所谓的灶台,也只是一个简单的土灶,上面放着一口黑乎乎的铁锅。他找了些干柴,费了好大力气才生起了火,然后将采来的蒲公英、金银花等草药清洗干净(用的是他特意多打的井水),放进锅里,加上水,慢慢熬煮。
药草的苦涩气味渐渐弥漫开来,充满了整个小屋。
大约半个时辰后,药熬好了。沈青将药汁倒出来,是深褐色的,散发着浓重的苦味。
“阿禾,来,喝药了。”他端着药碗,走到床边。
阿禾闻着那苦味,小脸皱了起来,有些抗拒:“哥,好苦……”
“良药苦口利于病,喝了病才能好。”沈青哄着她,像哄一个不懂事的孩子,“喝快点,喝完哥给你找点甜的。
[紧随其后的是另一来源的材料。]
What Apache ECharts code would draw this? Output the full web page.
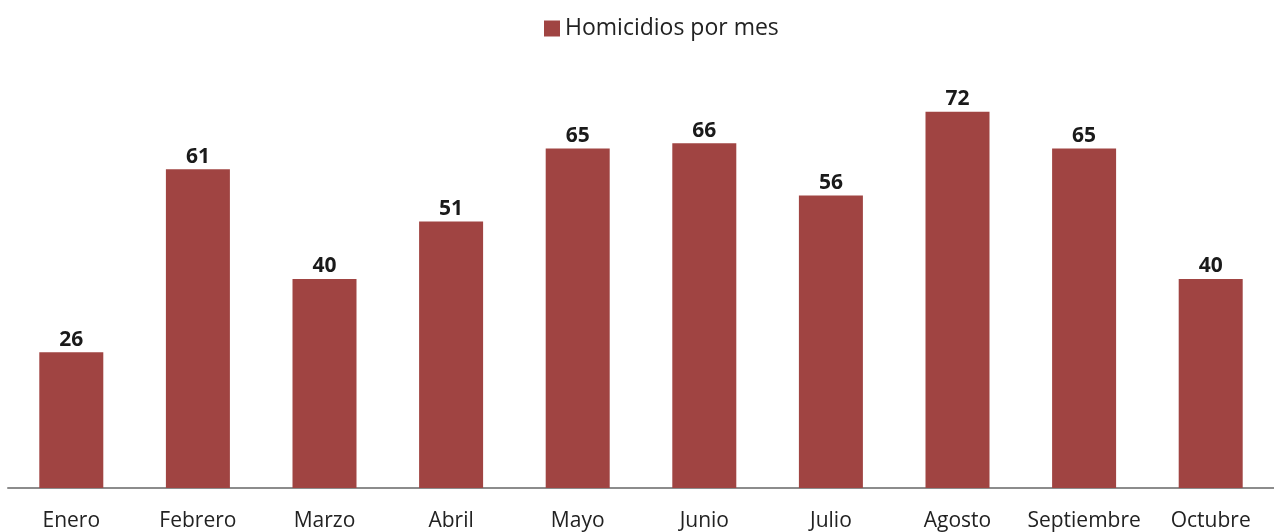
<!DOCTYPE html>
<html><head><meta charset="utf-8">
<script src="https://cdn.jsdelivr.net/npm/echarts@6/dist/echarts.min.js"></script>
<style>html,body{margin:0;padding:0;background:#fff}#c{width:1274px;height:532px}</style>
</head><body><div id="c"></div>
<script>
var categories = ['Enero','Febrero','Marzo','Abril','Mayo','Junio','Julio','Agosto','Septiembre','Octubre'];
var seriesName = 'Homicidios por mes';
var values = [26,61,40,51,65,66,56,72,65,40];
var chart = echarts.init(document.getElementById('c'));
chart.setOption({
  animation:false,
  legend:{left:539, top:12, icon:'rect', itemWidth:16, itemHeight:16, itemGap:8,
    textStyle:{fontFamily:'Open Sans', fontSize:23, color:'#222'},
    data:[seriesName]},
  grid:{left:8, width:1272, top:70, bottom:44, containLabel:false},
  xAxis:{type:'category', data:categories,
    axisLine:{lineStyle:{color:'#8c8c8c', width:2}},
    axisTick:{show:false},
    axisLabel:{fontFamily:'Open Sans', fontSize:21, color:'#222', margin:23, interval:0}},
  yAxis:{type:'value', min:0, max:80, show:false, splitLine:{show:false}},
  series:[{name:seriesName, type:'bar', data:values, barWidth:64,
    itemStyle:{color:'#A04442'},
    label:{show:true, position:'top', distance:2, fontFamily:'Open Sans', fontWeight:'bold', fontSize:21, color:'#1a1a1a'}}]
});
</script></body></html>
”
他哪里有什么甜的,只能先哄着。
阿禾咬了咬嘴唇,点了点头,张开嘴,让沈青一勺一勺地将药汁喂进嘴里。苦涩的味道让她皱紧了眉头,眼泪都快出来了,但她还是强忍着咽了下去。
看着妹妹乖巧的样子,沈青心中一阵心疼。
喝完药,沈青又喂她喝了些温水,才让她躺下休息。
接下来的时间,沈青守在阿禾身边,时不时地给她物理降温,观察她的病情变化。他自己也喝了一些剩下的药汁,一来是预防自己病情反复,二来也是想看看这些草药有没有什么副作用。
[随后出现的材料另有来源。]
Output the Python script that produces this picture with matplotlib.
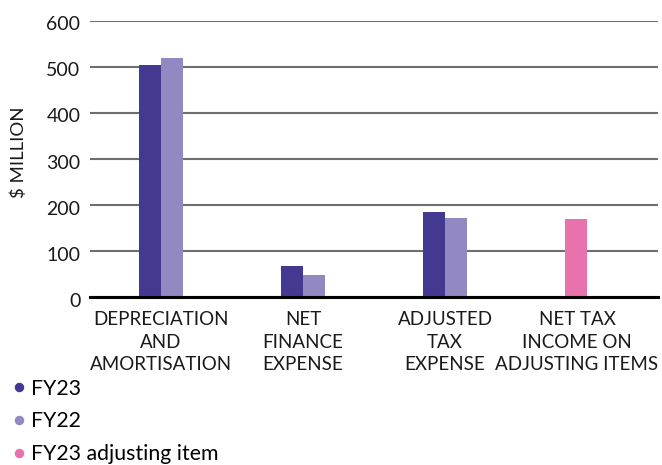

傍晚时分,阿禾的体温终于明显降了下来,虽然还有些低热,但已经不像之前那样滚烫了。咳嗽也减轻了一些,呼吸也顺畅了许多。
看到这些变化,沈青悬着的心终于稍微放下了一些。看来这些草药还是有效果的。
但他知道,这只是暂时的,肺炎的治疗是一个过程,不能掉以轻心。他必须继续给阿禾用药,同时想办法补充营养,增强她的抵抗力。
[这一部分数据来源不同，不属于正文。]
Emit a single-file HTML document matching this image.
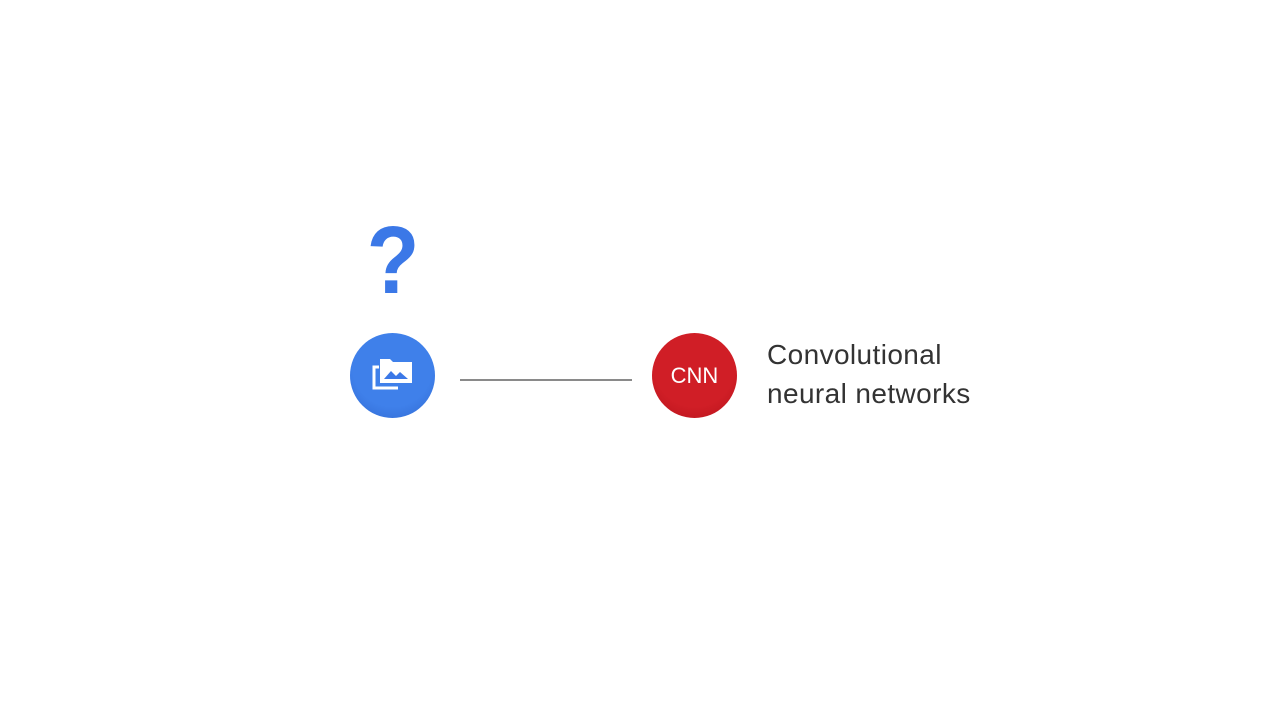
<!DOCTYPE html>
<html><head><style>
body{margin:0;width:1280px;height:720px;background:#fff;position:relative;overflow:hidden;font-family:"Liberation Sans",sans-serif}
.c{position:absolute;width:85px;height:85px;border-radius:50%}
</style></head><body>
<div style="position:absolute;left:363px;top:206px;width:60px;text-align:center;font-size:96px;font-weight:bold;color:#3b78e7;line-height:110px;transform:scaleX(0.9)">?</div>
<div class="c" style="left:350px;top:333px;background:radial-gradient(circle at 50% 40%,#3f80ea 60%,#2f68d0 100%)"></div>
<svg style="position:absolute;left:370px;top:355px" width="46" height="40" viewBox="0 0 46 40">
<path d="M9 12 h-5 v21 h24" fill="none" stroke="#fff" stroke-width="3"/>
<path d="M10 4 h10 l3 3 h19 v21 h-32 z" fill="#fff"/>
<path d="M14 24 l7-8 5 5 4-4 8 7 z" fill="#3b78e7"/>
</svg>
<div style="position:absolute;left:460px;top:379px;width:172px;height:2px;background:#8a8a8a"></div>
<div class="c" style="left:652px;top:333px;background:radial-gradient(circle at 50% 40%,#d01e26 60%,#b5121b 100%);color:#fff;font-size:22px;line-height:85px;text-align:center">CNN</div>
<div style="position:absolute;left:767px;top:335px;font-size:28px;letter-spacing:0.4px;line-height:39px;color:#333">Convolutional<br>neural networks</div>
</body></html>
夜幕再次降临,小屋内一片寂静,只有偶尔传来的阿禾的轻咳声。沈青坐在床边,借着从窗户透进来的微弱月光,看着妹妹沉睡的脸庞,心中思绪万千。
今天去后山采药,他不仅看到了草药,也看到了山里的一些野菜和野果。或许,他可以靠着这些东西,暂时解决温饱问题。而且,他还懂得一些基本的卫生知识,比如喝开水、勤洗手、伤口要清洁包扎等等,这些在这个时代,或许就能减少很多疾病的发生。
他还有一脑子的现代医学知识,虽然没有设备和药物,但或许可以用在一些简单的病症上,比如处理外伤、治疗一些常见的感染性疾病等等。或许……他可以尝试着做一个“郎中”?
这个念头一冒出来,就再也挥之不去。在这个陌生的时代,这或许是他唯一能利用自己所长,活下去的方式。
照顾好阿禾,养好身体,然后想办法赚钱,改善生活……沈青在心中默默规划着未来的路。这条路注定充满艰辛,但他眼神坚定。
他看了一眼窗外,夜空深邃,繁星点点,和他穿越前看到的星空,似乎并没有什么不同。只是,他已经身处一个完全不同的世界了。
“阿禾,放心吧,哥一定会让你好起来的,我们以后的日子,一定会好起来的。”沈青轻声说道,像是在对妹妹承诺,也像是在对自己承诺。